Tidak ada angin, tidak ada hujan, tiba-tiba Amerika Serikat menawarkan bantuan yang cukup fantastis kepada Indonesia. Bantuan berupa uang sebesar 2 miliar dolar AS atau setara Rp 28 triliun.
Artinya, bantuan ini ditawarkan sepihak oleh AS tanpa ada permintaan dari Indonesia. Dan ternyata lagi, bantuan yang diberi mesti memenuhi persyaratan, yaitu Indonesia wajib menjalin hubungan diplomatik dengan Israel.
AS memang pintar membaca waktu dan kesempatan, kapan saat yang tepat dalam menawarkan bantuan. AS tahu kalau Indonesia termasuk negara yang sedang mengalami krisis keuangan gara-gara pandemi Covid-19.
Membantu kok menyodorkan syarat? Tidak ikhlas, dong? Sebagai pihak penawar bantuan, harusnya AS tidak menyajikan syarat yang tidak masuk akal. Sebab, Indonesia akhirnya berpikir macam-macam.
Apa hubungan bantuan yang diberikan dengan urusan hubungan bilateral Indonesia dan Israel? Mengapa bukan antara Indonesia dan AS saja jika mau dinilai wajar?
Andai saja Indonesia tidak berpikir panjang, apalagi di tengah pandemi ini, mungkin uang sebanyak itu mustahil dipertimbangkan untuk diterima. Ya, Indonesia sungguh butuh uang.
Akan tetapi, dengan adanya syarat yang sudah pasti "ada udang di balik batu", Indonesia tentunya pantas mempertimbangkan tawaran. Pasti ada "sesuatu" di balik bantuan.
Dunia, termasuk AS, tahu bahwa Indonesia salah satu negara yang kukuh menolak berhubungan "lebih intim" dengan Israel. Salah satu alasannya adalah keberpihakan pada "nasib buruk" Palestina.
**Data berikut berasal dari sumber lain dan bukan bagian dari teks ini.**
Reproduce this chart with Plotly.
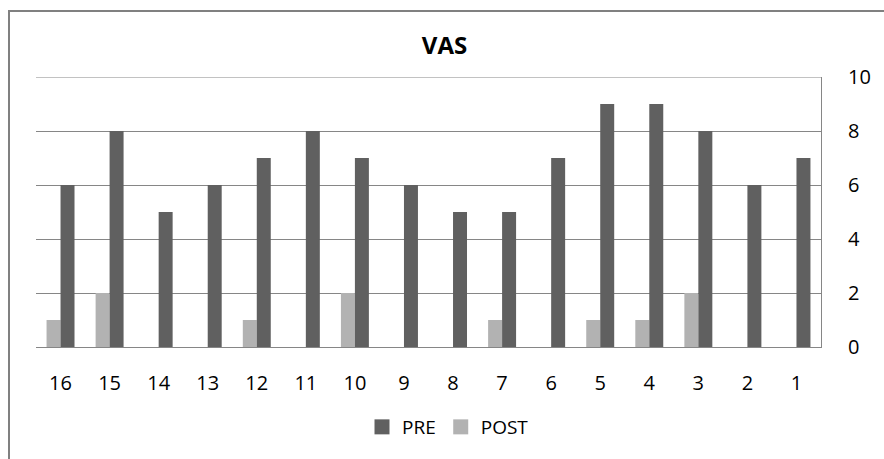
import plotly.graph_objects as go

categories = ["16", "15", "14", "13", "12", "11", "10", "9", "8", "7", "6", "5", "4", "3", "2", "1"]
pre_values = [6, 8, 5, 6, 7, 8, 7, 6, 5, 5, 7, 9, 9, 8, 6, 7]
post_values = [1, 2, 0, 0, 1, 0, 2, 0, 0, 1, 0, 1, 1, 2, 0, 0]
y_ticks = [0, 2, 4, 6, 8, 10]

PRE_COLOR = "#606060"
POST_COLOR = "#b2b2b2"
GRID = "#868686"

W, H = 884, 459
L, R, T, B = 36, 884 - 821, 77, 459 - 347
pw, ph = W - L - R, H - T - B

fig = go.Figure()
fig.add_trace(go.Bar(x=categories, y=post_values, name="POST", marker_color=POST_COLOR,
                     marker_line_width=0, showlegend=False))
fig.add_trace(go.Bar(x=categories, y=pre_values, name="PRE", marker_color=PRE_COLOR,
                     marker_line_width=0, showlegend=False))
# legend entries with square symbols
fig.add_trace(go.Scatter(x=[None], y=[None], mode="markers", name="PRE",
                         marker=dict(symbol="square", size=15, color=PRE_COLOR)))
fig.add_trace(go.Scatter(x=[None], y=[None], mode="markers", name="POST",
                         marker=dict(symbol="square", size=15, color=POST_COLOR)))

font = "Open Sans"
fig.update_layout(
    width=W, height=H,
    margin=dict(l=L, r=R, t=T, b=B, pad=0),
    paper_bgcolor="white", plot_bgcolor="white",
    barmode="group", bargap=0.43, bargroupgap=0,
    title=dict(text="<b>VAS</b>", x=444.5 / W, xref="container", xanchor="center",
               y=1 - 46 / H, yref="container", yanchor="middle",
               font=dict(family=font, size=24, color="black")),
    font=dict(family=font, size=17, color="black"),
    showlegend=True,
    legend=dict(orientation="h", x=(448 - L) / pw, xanchor="center",
                y=(347 - 427) / ph, yanchor="middle",
                font=dict(family=font, size=19, color="black"),
                itemwidth=30, traceorder="normal", tracegroupgap=0),
    xaxis=dict(type="category", showgrid=False, showline=True, linecolor=GRID,
               linewidth=1, ticks="outside", ticklen=18, tickcolor="rgba(0,0,0,0)",
               tickfont=dict(size=20), zeroline=False),
    yaxis=dict(side="right", range=[y_ticks[0], y_ticks[-1]], tickvals=y_ticks, showgrid=True,
               gridcolor=GRID, gridwidth=1, showline=True, linecolor=GRID,
               linewidth=1, ticks="", ticklabelstandoff=22,
               tickfont=dict(size=20), zeroline=False),
    shapes=[
        dict(type="rect", xref="paper", yref="paper",
             x0=(9 - L) / pw, x1=(W + 20 - L) / pw,
             y0=-(H + 20 - T - ph) / ph, y1=1 + (T - 11) / ph,
             line=dict(color="#808080", width=2), layer="below"),
        # top gridline (hidden by plotly at the range edge)
        dict(type="line", xref="paper", yref="y", x0=0, x1=1,
             y0=y_ticks[-1], y1=y_ticks[-1], line=dict(color=GRID, width=1), layer="below"),
    ],
)

fig.write_html("out.html", config={"displayModeBar": False},
               post_script="document.body.style.margin='0';document.body.style.overflow='hidden';")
Sampai sekarang, Indonesia terus berjuang mendukung Palestina agar terbebas penuh dari "kekangan" Israel dan kemudian menjadi negara merdeka seutuhnya.
Bagaimana mungkin Indonesia mau ikhlas "dijebak" dan mengingkari janjinya terhadap Palestina hanya karena persoalan kebutuhan uang triliunan rupiah?
Bahwa belakangan pihak AS mengklarifikasi tujuannya, yakni bukan memaksa Indonesia memihak Israel, melainkan sekadar membuka jalinan saja, tidak otomatis Indonesia luluh bertekuk lutut.